Local residents, whose neighbourhoods have hitherto been assured of municipal vigilance, expressed a collective sense of unease, noting that similar violations have been observed in other workshops, and that the absence of routine inspections has fostered an environment wherein safety measures are relegated to mere ornamental status rather than functional necessity.
The police department, tasked with securing the scene and preserving evidence, recorded testimonies from eyewitnesses and the surviving staff, and whilst they have pledged to forward their findings to the district magistrate, the procedural timeliness of any ensuing legal action remains an open question, further highlighting the systemic delay that often characterises the administration of justice in such municipal tragedies.
Given that the municipal statutes unequivocally obligate proprietors to install and maintain fire‑suppression devices, one must inquire whether the city’s inspectional apparatus possessed the requisite personnel, training, and logistical capacity to detect such egregious non‑compliance prior to disaster, and whether budgetary allocations earmarked for safety enforcement have been inadequately distributed or misapplied in a manner that undermines the very purpose of the regulations.
Furthermore, the chronology of the promised citywide safety audit raises the issue of whether the urban development authority can viably schedule and execute inspections across thousands of commercial establishments within a realistic timeframe, or whether the proclamation serves merely as a placatory veneer designed to deflect public censure while substantive remedial measures remain indefinitely postponed.

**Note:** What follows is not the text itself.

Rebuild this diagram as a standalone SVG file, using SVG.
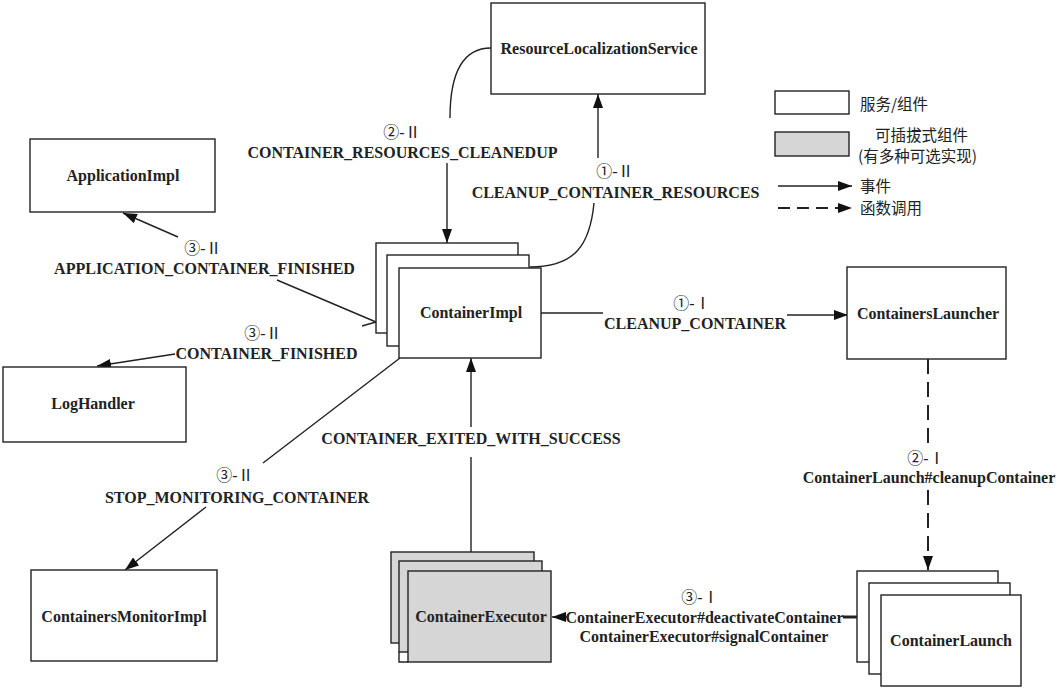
<svg xmlns="http://www.w3.org/2000/svg" width="1058" height="695" viewBox="0 0 1058 695">
<style>
.box{fill:#fff;stroke:#222;stroke-width:1.4}
.gbox{fill:#d6d6d6;stroke:#222;stroke-width:1.4}
.ln{fill:none;stroke:#222;stroke-width:1.4}
.dash{fill:none;stroke:#222;stroke-width:2;stroke-dasharray:15 8}
.t{font-family:"Liberation Serif","Times New Roman",serif;font-weight:bold;font-size:16px;fill:#222;text-anchor:middle}
.n{font-family:"Liberation Serif","Noto Sans CJK SC",serif;font-size:16px;fill:#222;text-anchor:middle}
.cn{font-family:"Noto Sans CJK SC",sans-serif;font-size:15.5px;fill:#222}
</style>
<defs>
<marker id="arr" viewBox="0 0 14 10" refX="14" refY="5" markerWidth="14" markerHeight="10" orient="auto" markerUnits="userSpaceOnUse"><path d="M0,0 L14,5 L0,10 z" fill="#111"/></marker>
</defs>
<rect width="1058" height="695" fill="#fff"/>

<g id="connectors">
  <path class="ln" d="M491,48 C465,48 450,70 450,118"/>
  <path class="ln" d="M447,163 L447,243" marker-end="url(#arr)"/>
  <path class="ln" d="M530,267 C575,267 590,245 594,203"/>
  <path class="ln" d="M598,158 L598,94" marker-end="url(#arr)"/>
  <path class="ln" d="M178,237 L123,213" marker-end="url(#arr)"/>
  <path class="ln" d="M277,280 L376,322 M362,326 L376,322"/>
  <path class="ln" d="M175,354 L97,366" marker-end="url(#arr)"/>
  <path class="ln" d="M400,358 L263,463"/>
  <path class="ln" d="M206,507 L125,570" marker-end="url(#arr)"/>
  <path class="ln" d="M541,313 L603,313"/>
  <path class="ln" d="M787,315 L848,315" marker-end="url(#arr)"/>
  <path class="dash" d="M928,359 L928,446"/>
  <path class="dash" d="M928,490 L928,570" marker-end="url(#arr)"/>
  <path class="ln" d="M471,552 L471,457"/>
  <path class="ln" d="M471,427 L471,358" marker-end="url(#arr)"/>
  <path class="ln" d="M857,617 L843,617" style="stroke-width:3"/>
  <path class="ln" d="M567,617 L552,617" marker-end="url(#arr)"/>
</g>

<g id="ResourceLocalizationService">
  <rect class="box" x="491" y="3" width="214" height="91"/>
  <text class="t" x="599" y="53.5">ResourceLocalizationService</text>
</g>
<g id="ApplicationImpl">
  <rect class="box" x="30" y="139" width="185" height="73"/>
  <text class="t" x="123" y="181">ApplicationImpl</text>
</g>
<g id="LogHandler">
  <rect class="box" x="3" y="367" width="183" height="75"/>
  <text class="t" x="93" y="408.5">LogHandler</text>
</g>
<g id="ContainersMonitorImpl">
  <rect class="box" x="31" y="570" width="186" height="91"/>
  <text class="t" x="124" y="622">ContainersMonitorImpl</text>
</g>
<g id="ContainerImpl">
  <rect class="box" x="376" y="243" width="142" height="90"/>
  <rect class="box" x="387" y="255" width="142" height="91"/>
  <rect class="box" x="399" y="268" width="142" height="90"/>
  <text class="t" x="471" y="318">ContainerImpl</text>
</g>
<g id="ContainersLauncher">
  <rect class="box" x="847" y="267" width="159" height="92"/>
  <text class="t" x="928" y="319">ContainersLauncher</text>
</g>
<g id="ContainerExecutor">
  <rect class="gbox" x="391" y="552" width="143" height="91"/>
  <rect class="gbox" x="399" y="561" width="143" height="91"/>
  <path class="ln" d="M399,652 V662 H408"/>
  <rect class="gbox" x="408" y="571" width="143" height="91"/>
  <text class="t" x="481" y="622">ContainerExecutor</text>
</g>
<g id="ContainerLaunch">
  <rect class="box" x="857" y="571" width="141" height="91"/>
  <rect class="box" x="869" y="583" width="141" height="91"/>
  <rect class="box" x="881" y="595" width="140" height="91"/>
  <text class="t" x="951" y="646">ContainerLaunch</text>
</g>

<g id="labels">
  <text class="n" x="402" y="138">②-Ⅱ</text>
  <text class="t" x="402.5" y="158">CONTAINER_RESOURCES_CLEANEDUP</text>
  <text class="n" x="615" y="177">①-Ⅱ</text>
  <text class="t" x="615.5" y="197.5">CLEANUP_CONTAINER_RESOURCES</text>
  <text class="n" x="203" y="254">③-Ⅱ</text>
  <text class="t" x="204.5" y="274">APPLICATION_CONTAINER_FINISHED</text>
  <text class="n" x="263" y="339">③-Ⅱ</text>
  <text class="t" x="266.5" y="359">CONTAINER_FINISHED</text>
  <text class="n" x="692" y="309">①-Ⅰ</text>
  <text class="t" x="695" y="329">CLEANUP_CONTAINER</text>
  <text class="t" x="471" y="444">CONTAINER_EXITED_WITH_SUCCESS</text>
  <text class="n" x="235" y="481">③-Ⅱ</text>
  <text class="t" x="237" y="503">STOP_MONITORING_CONTAINER</text>
  <text class="n" x="926" y="464">②-Ⅰ</text>
  <text class="t" x="929" y="483">ContainerLaunch#cleanupContainer</text>
  <text class="n" x="700" y="603">③-Ⅰ</text>
  <text class="t" x="704.5" y="623">ContainerExecutor#deactivateContainer</text>
  <text class="t" x="704" y="642">ContainerExecutor#signalContainer</text>
</g>

<g id="legend">
  <rect class="box" x="775" y="91" width="74" height="23"/>
  <text class="cn" x="860" y="109.5">服务/组件</text>
  <rect class="gbox" x="775" y="132" width="74" height="24"/>
  <text class="cn" x="875" y="140.5">可插拔式组件</text>
  <text class="cn" x="858" y="161.5">(有多种可选实现)</text>
  <path class="ln" d="M778,186 L852,186" marker-end="url(#arr)"/>
  <text class="cn" x="860" y="191.5">事件</text>
  <path class="dash" d="M778,208 L852,208" style="stroke-dasharray:12 7" marker-end="url(#arr)"/>
  <text class="cn" x="860" y="213.5">函数调用</text>
</g>
</svg>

Equally pertinent is the question of evidentiary responsibility, for the fire department’s conclusion of a short‑circuit origin rests upon preliminary observations; thus, does the municipal legal framework compel a thorough forensic examination, and if so, why has the requisite expert commission not yet been convened to substantiate the causative hypothesis before attributing blame to infrastructural neglect?
In light of the tragic demise of an elderly artisan, it becomes essential to contemplate whether the city’s grievance redressal mechanism provides victims’ families with an expedient and transparent avenue for compensation, and whether the statutory compensation limits reflect the true socioeconomic impact of such losses upon households already vulnerable to economic precarity.
Moreover, the incident invites scrutiny of the allocation of public expenditure toward fire‑prevention infrastructure, prompting the query of whether municipal budgeting practices prioritize superficial urban beautification projects over the indispensable installation of fire hydrants, alarm systems, and regular safety drills within high‑risk commercial districts, thereby revealing potential misalignment of fiscal priorities.
Finally, one must ask whether the ordinary resident, armed with only the documented fact of an avoidable disaster, possesses any effective means to hold municipal officials to account, or whether the prevailing administrative discretion, shielded by procedural opacity, renders civic oversight a theoretical ideal rather than an actionable reality, and what legislative reforms might be contemplated to rectify such an imbalance between authority and accountability?